Germany’s Constitutional Court confirmed as expected the legality of the euro zone’s bailout fund that approved the legality of the European Stability Mechanism (ESM). The court stated that the 700 billion euro fund did not violate the law system of Germany. All politicians and public representatives considered the verdict as „a good decision“ both for Europe and for Germany. German Ministry of Finance said that „It’s important that we have certainty about the legality of the ESM in the eyes of Karlsruhe because it is central to the financial stability architecture of the euro zone”. The court in Karlsruhe has a history of delaying EU treaties to test their compatibility with German legal system usually imposing the condition that parliament has to be consulted fully. We will see how history will treat this decision if there some real problems arise within Eurozone which are likely.
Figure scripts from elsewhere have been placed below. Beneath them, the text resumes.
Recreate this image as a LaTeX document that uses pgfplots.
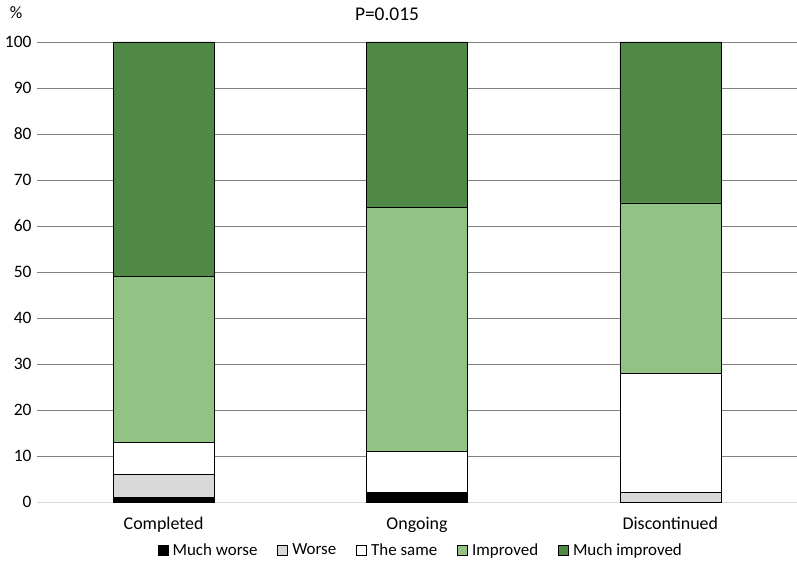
\documentclass[border=0pt]{standalone}
\usepackage{pgfplots}
\pgfplotsset{compat=1.18}
\usepackage{fontspec}
\setmainfont{Carlito}
\definecolor{mw}{RGB}{0,0,0}
\definecolor{wo}{RGB}{217,217,217}
\definecolor{sa}{RGB}{255,255,255}
\definecolor{im}{RGB}{146,195,132}
\definecolor{mi}{RGB}{80,137,69}
\begin{document}
\begin{tikzpicture}[x=1bp,y=1bp]
\path[use as bounding box] (0,0) rectangle (797,564);
\begin{axis}[
  at={(37bp,62bp)}, anchor=south west,
  scale only axis, width=760bp, height=460bp,
  ybar stacked, bar width=101bp,
  xmin=-0.5, xmax=2.5, ymin=0, ymax=100,
  xtick={0,1,2}, xticklabels={Completed,Ongoing,Discontinued},
  ytick={0,10,...,100},
  ymajorgrids, grid style={draw=black!50, line width=0.9pt},
  axis x line*=bottom, axis y line*=left,
  y axis line style={draw=none},
  x axis line style={draw=black!15, line width=0.9pt, -},
  major tick length=0pt,
  yticklabel style={font=\fontsize{17.5}{17.5}\selectfont, xshift=-2bp},
  xticklabel style={font=\fontsize{18}{18}\selectfont, yshift=-12bp},
  /pgf/number format/assume math mode=true,
  every axis plot/.append style={draw=black, line width=0.6pt},
  legend style={at={(0.505,-0.105)}, anchor=center, draw=none, legend columns=5,
    font=\fontsize{17}{17}\selectfont,
    /tikz/every odd column/.append style={column sep=2.5bp},
    /tikz/every even column/.append style={column sep=18bp}},
  legend image code/.code={\draw[#1, draw=black, line width=0.4pt] (0bp,-5bp) rectangle (10bp,5bp);},
  clip=false,
]
\addplot[fill=mw] coordinates {(0,1) (1,2) (2,0)};
\addplot[fill=wo] coordinates {(0,5) (1,0) (2,2)};
\addplot[fill=sa] coordinates {(0,7) (1,9) (2,26)};
\addplot[fill=im] coordinates {(0,36) (1,53) (2,37)};
\addplot[fill=mi] coordinates {(0,51) (1,36) (2,35)};
\legend{Much worse,Worse,The same,Improved,Much improved}
\end{axis}
\node[font=\fontsize{19.5}{19.5}\selectfont] at (387,550) {P=0.015};
\node[font=\fontsize{17.5}{17.5}\selectfont] at (16,551) {\%};
\end{tikzpicture}
\end{document}
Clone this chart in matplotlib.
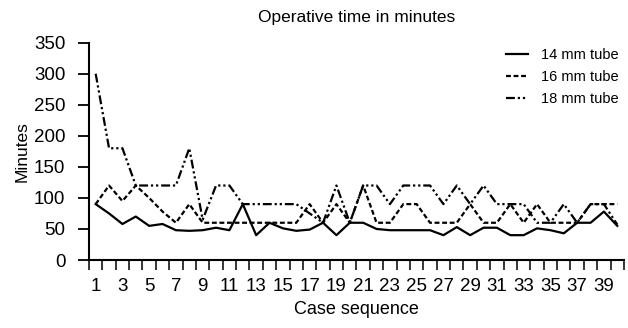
import matplotlib
matplotlib.use('Agg')
import matplotlib.pyplot as plt
import numpy as np

plt.rcParams['font.family'] = ['Liberation Sans', 'DejaVu Sans']

cases = list(range(1, 41))
tube_14 = [90, 75, 58, 70, 55, 58, 48, 47, 48, 52, 48, 90, 40, 60, 51, 47, 49, 60, 40, 60,
           60, 50, 48, 48, 48, 48, 40, 53, 40, 52, 52, 40, 40, 51, 48, 43, 60, 60, 78, 55]
tube_16 = [90, 120, 95, 120, 100, 78, 60, 90, 60, 60, 60, 60, 60, 60, 60, 60, 90, 60, 90, 60,
           120, 60, 60, 90, 90, 60, 60, 60, 90, 60, 60, 90, 60, 90, 60, 60, 60, 90, 90, 90]
tube_18 = [300, 180, 180, 120, 120, 120, 120, 180, 65, 120, 120, 90, 90, 90, 90, 90, 75, 60, 120, 60,
           120, 120, 90, 120, 120, 120, 90, 120, 90, 120, 90, 90, 90, 60, 60, 90, 60, 90, 90, 57]
labels = ['14 mm tube', '16 mm tube', '18 mm tube']

fig = plt.figure(figsize=(6.28, 3.28), dpi=100)
ax = fig.add_axes([0.1417, 0.2073, 0.8519, 0.6625])

ax.plot(cases, tube_14, color='black', lw=1.6, label=labels[0])
ax.plot(cases, tube_16, color='black', lw=1.6, dashes=(2.2, 1.2), label=labels[1])
ax.plot(cases, tube_18, color='black', lw=1.6, dashes=(4, 1.3, 1, 1.3, 1, 1.3), label=labels[2])

ax.set_xlim(0.5, 40.5)
ax.set_ylim(0, 350)
ax.set_yticks(np.arange(0, 351, 50))
ax.set_xticks(cases[::2])
ax.set_xticks(np.arange(0.5, 41, 1), minor=True)
ax.tick_params(axis='x', which='major', length=0, pad=13, labelsize=13.5)
ax.tick_params(axis='x', which='minor', length=7.5, width=1.1, direction='out')
ax.tick_params(axis='y', length=8, width=1.3, labelsize=13.5, pad=9)

for s in ['top', 'right']:
    ax.spines[s].set_visible(False)
for s in ['left', 'bottom']:
    ax.spines[s].set_linewidth(1.5)

ax.set_title('Operative time in minutes', fontsize=12.5, pad=15)
ax.set_xlabel('Case sequence', fontsize=13, labelpad=4)
ax.set_ylabel('Minutes', fontsize=12.5, labelpad=3)

ax.legend(loc='upper right', bbox_to_anchor=(1.015, 1.035), frameon=False, fontsize=10.5,
          handlelength=1.5, handletextpad=0.9, labelspacing=0.55)

fig.savefig('out.png', dpi=100)
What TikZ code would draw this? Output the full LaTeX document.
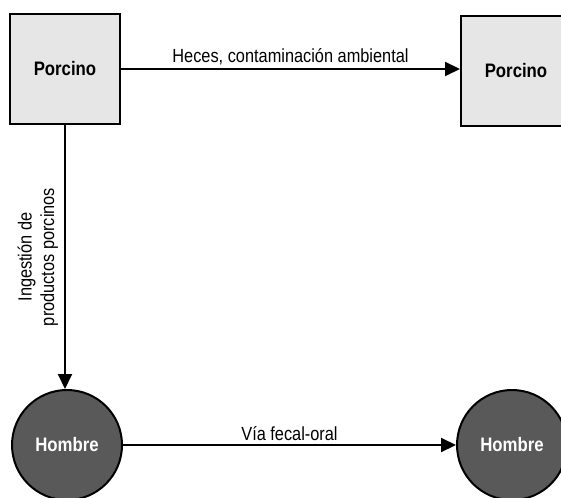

The EU is set to complete the final piece of its ambitious banking union after lawmakers agreed a deal on rules for winding down failed banks. The common rescue fund worth € 55 billion will serve to help banks with problems to overcome it. But is this fund enough? Probably not. Why? Because if crisis repeated as it was in 2008 we will need much more funds. Optimists could replay that for this occasion we have here ECB and its ability directly to buy any problematic governmental bond by the OMT mechanism. That is also a solution but then I do not understand why we are playing ourselves with meaningless funds; probably to pretend some political action.
The biggest danger for the financial world is coming still from China. According to Morgan Stanley China is crossing so called Minsky moment. It means that any Ponzi finance scheme (and Chinese shadow banking system is the Ponzi scheme) will reach some moment when borrowers have insufficient cash flows to pay either principal or interest and therefore must either borrow or sell assets to make interest payments. Morgan Stanley stated that China’s economy has arrived at that unstable state where speculative and Ponzi finance appears to dominate. It means that this could have strong impact on economics growth in country and consequently for global economy. And Morgan Stanley is not alone in describing of dangerous situation. According to Nomura the number of ghost towns has spread beyond the well-known disaster stories of Ordos and Wenzhou to at least eight other sites. Nomura believes that this real estate bubble followed by potential property market correction could lead to a systemic crisis, and is the biggest risk which China faces in 2014. And the problem is real. Actually there is another potential default in China. This time Zhejiang Xingrun: a real-estate developer which has some CNY3.5 billion ($560 million) in debt and furthermore the company was revealed to have been taking deposits from individuals offering annual interest between 18% and 36%. The situation is not that serious yet according to local officials because the developer is not big enough to activate chain reaction. But this kind of risk with connection of excessive debt and credit based expansion of China´s economy could trigger something which ends badly; and not only for China but for other global players as well.
The US finance sector is in a good shape; actually according to the FED. The annual FED´s stress tests showed that US largest financial institutions are strong and able to withstand economic downturn. The Fed said 29 of the 30 largest institutions have enough capital to continue lending even when faced with a hypothetical jolt to the U.S. economy lasting into 2015, including a severe drop in housing prices and a spike in the unemployment rate. The lowest performer among big banks is Bank of America. The only question remains how much are these stress tests relevant in case of the same kind of counterparty failure chain as happened in 2008.